The purposes of the Act are listed in ss 2302: 1)  to improve the adequacy of information available to consumers; 2) to prevent deception; and 3) to improve competition in the marketing of consumer products.   The Act did not require that sellers offer warranties to purchasers; it only became applicable once a written warranty was provided.

Provisions.  The central substantive provision of the Act was to require merchants who offered a written warranty to "fully and conspicuously disclose in simple and readily understood language the terms and conditions of such warranty."  s 2302(a).  The remainder of that section of the statute lists several ways that this general statutory directive can be fulfilled.  The Federal Trade Commission is charged with developing rules to implement the Act.

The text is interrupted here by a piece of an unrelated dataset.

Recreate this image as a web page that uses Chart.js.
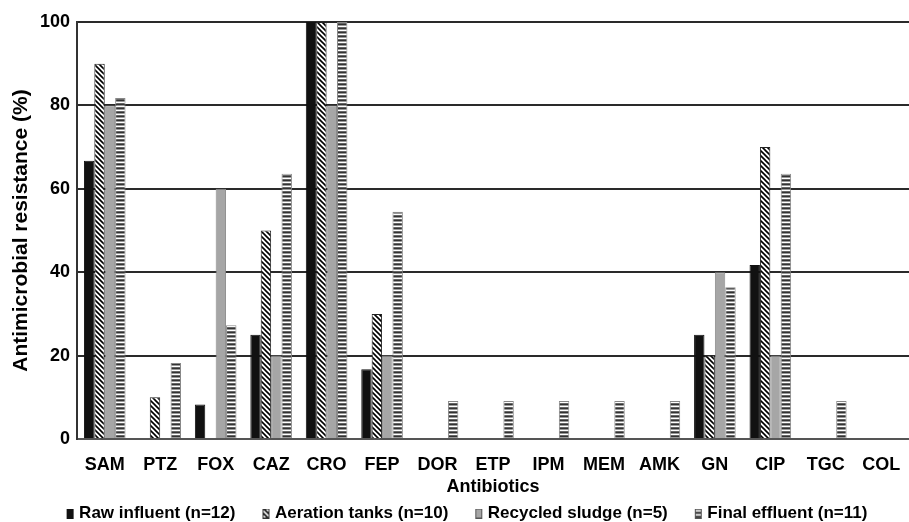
<!DOCTYPE html>
<html>
<head>
<meta charset="utf-8">
<script src="https://cdn.jsdelivr.net/npm/chart.js@4.4.1/dist/chart.umd.min.js"></script>
<style>
  html, body { margin: 0; padding: 0; background: #fff; }
  #wrap { width: 909px; height: 522px; position: relative; }
</style>
</head>
<body>
<div id="wrap"><canvas id="chart"></canvas></div>
<script>
const antibiotics = ['SAM', 'PTZ', 'FOX', 'CAZ', 'CRO', 'FEP', 'DOR', 'ETP', 'IPM', 'MEM', 'AMK', 'GN', 'CIP', 'TGC', 'COL'];
const rawInfluent = [66.7, 0, 8.3, 25, 100, 16.7, 0, 0, 0, 0, 0, 25, 41.7, 0, 0];
const aerationTanks = [90, 10, 0, 50, 100, 30, 0, 0, 0, 0, 0, 20, 70, 0, 0];
const recycledSludge = [80, 0, 60, 20, 80, 20, 0, 0, 0, 0, 0, 40, 20, 0, 0];
const finalEffluent = [81.8, 18.2, 27.3, 63.6, 100, 54.5, 9.1, 9.1, 9.1, 9.1, 9.1, 36.4, 63.6, 9.1, 0];
const seriesNames = ['Raw influent (n=12)', 'Aeration tanks (n=10)', 'Recycled sludge (n=5)', 'Final effluent (n=11)'];

// hatch patterns
function diagPattern() {
  const c = document.createElement('canvas');
  c.width = 5; c.height = 5;
  const g = c.getContext('2d');
  g.fillStyle = '#fff';
  g.fillRect(0, 0, 5, 5);
  g.strokeStyle = '#000';
  g.lineWidth = 1.6;
  g.beginPath();
  g.moveTo(-1, -1); g.lineTo(6, 6);
  g.moveTo(-1, 4); g.lineTo(1, 6);
  g.moveTo(4, -1); g.lineTo(6, 1);
  g.stroke();
  return g.createPattern(c, 'repeat');
}

function stripePattern() {
  const c = document.createElement('canvas');
  c.width = 4; c.height = 4;
  const g = c.getContext('2d');
  g.fillStyle = '#fff';
  g.fillRect(0, 0, 4, 4);
  g.fillStyle = '#333';
  g.fillRect(0, 0, 4, 1);
  g.fillStyle = '#999';
  g.fillRect(0, 1, 4, 1);
  g.fillStyle = '#666';
  g.fillRect(0, 3, 4, 1);
  return g.createPattern(c, 'repeat');
}

const fills = ['#111', diagPattern(), '#a6a6a6', stripePattern()];
const borders = ['#111', '#222', '#8a8a8a', '#888'];

// legend icon: wider than the box slot, box pushed to the right end
// so items sit further apart and the text hugs the box
function legendIcon(i) {
  const c = document.createElement('canvas');
  c.width = 37; c.height = 10;
  const g = c.getContext('2d');
  g.fillStyle = fills[i];
  g.fillRect(29, 0, 7, 10);
  if (i > 0) {
    g.strokeStyle = i === 1 ? '#333' : '#555';
    g.lineWidth = 1;
    g.strokeRect(29.5, 0.5, 6, 9);
  }
  return c;
}

Chart.defaults.font.family = '"Liberation Sans", Arial, sans-serif';
Chart.defaults.color = '#000';

new Chart(document.getElementById('chart'), {
  type: 'bar',
  data: {
    labels: antibiotics,
    datasets: [rawInfluent, aerationTanks, recycledSludge, finalEffluent].map((d, i) => ({
      label: seriesNames[i],
      data: d,
      backgroundColor: fills[i],
      borderColor: borders[i],
      borderWidth: 1,
      categoryPercentage: 0.75,
      barPercentage: 1.0
    }))
  },
  options: {
    responsive: true,
    maintainAspectRatio: false,
    animation: false,
    layout: { padding: { top: 22, right: 0, left: 0, bottom: 0 } },
    plugins: {
      tooltip: { enabled: false },
      legend: {
        position: 'bottom',
        maxHeight: 19,
        labels: {
          usePointStyle: true,
          pointStyleWidth: 29,
          boxHeight: 10,
          padding: 2,
          font: { size: 17, weight: 'bold' },
          color: '#000',
          generateLabels: (chart) => {
            const items = Chart.defaults.plugins.legend.labels.generateLabels(chart);
            items.forEach((it, i) => { it.pointStyle = legendIcon(i); });
            return items;
          }
        }
      }
    },
    scales: {
      x: {
        grid: { display: false, drawTicks: false },
        border: { color: '#555', width: 2 },
        ticks: { font: { size: 18, weight: 'bold' }, color: '#000', padding: 15, maxRotation: 0, autoSkip: false },
        title: { display: true, text: 'Antibiotics', font: { size: 18, weight: 'bold' }, color: '#000', padding: { top: 0, bottom: 5 } },
        afterFit: (s) => { s.height = 64; s.paddingLeft = 0; s.paddingRight = 0; }
      },
      y: {
        min: 0,
        max: 100,
        ticks: { stepSize: 20, font: { size: 18, weight: 'bold' }, color: '#000', padding: 7 },
        grid: { color: '#2a2a2a', lineWidth: 2, drawTicks: false },
        border: { color: '#333', width: 2 },
        title: { display: true, text: 'Antimicrobial resistance (%)', font: { size: 21, weight: 'bold' }, color: '#000', padding: { top: 9, bottom: 0 } },
        afterFit: (s) => { s.width = 77; }
      }
    }
  }
});
</script>
</body>
</html>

If a written warranty is given, it either must be designated a "Full" or "Limited" warranty.  My reading of s 2303 is that the "Full" warranty is the default condition, since the warranty must comply with minimum federal standards (s 2404) unless "Limited" is conspicuously displayed ( 2303(a)(2)), but the Act also lets the FTC define the issue more precisely (s 2303(c)).  

In any case, the provisions of s 2304 state the federal minimum standards for written warranties, and s 2310 describes the remedies available to parties where breach is in view.  With respect to the latter, the Act provides that if a warrantor establishes a dispute resolution procedure in the warranty, the consumer may not commence a civil action unless the warranty procedure has been followed.

One other point, not mentioned in class, is that the Act does not permit the disclaimer of implied warranties unless the merchant offers a "limited" warranty.  If this is the case, the Act permits the merchant to include a provision that restricts the duration of the implied warranty to the durantion of the limited warranty.  

Case.  The case assigned in class, Soldinger (p. 378), deftly reviews several provisions of the Act. In order to have gotten full credit on the quiz for the Soldinger question, you would have needed to discuss the 2304(d) claim, regarding reasonable number of repairs, and the implied warranty claim in Count II (whether the Act overrides state law in defining whether privity of contract is needed in order to bring a claim of implied warranty of merchantability).  The court took great pains to evaluate whether the Act provides substnatially greater protection against defective goods than Article 2, and concluded that the legislative history of the Act as well as the Act itself, in 2301(7), deferred to state law on whether contractual privity is a prerequisite for recovery under a theory of breach of implied warranty.  The court concluded such privity was required.  The court also referred to the remedy provision (s 2310(d)(1)) to allow a revocation of acceptance claim to go forward.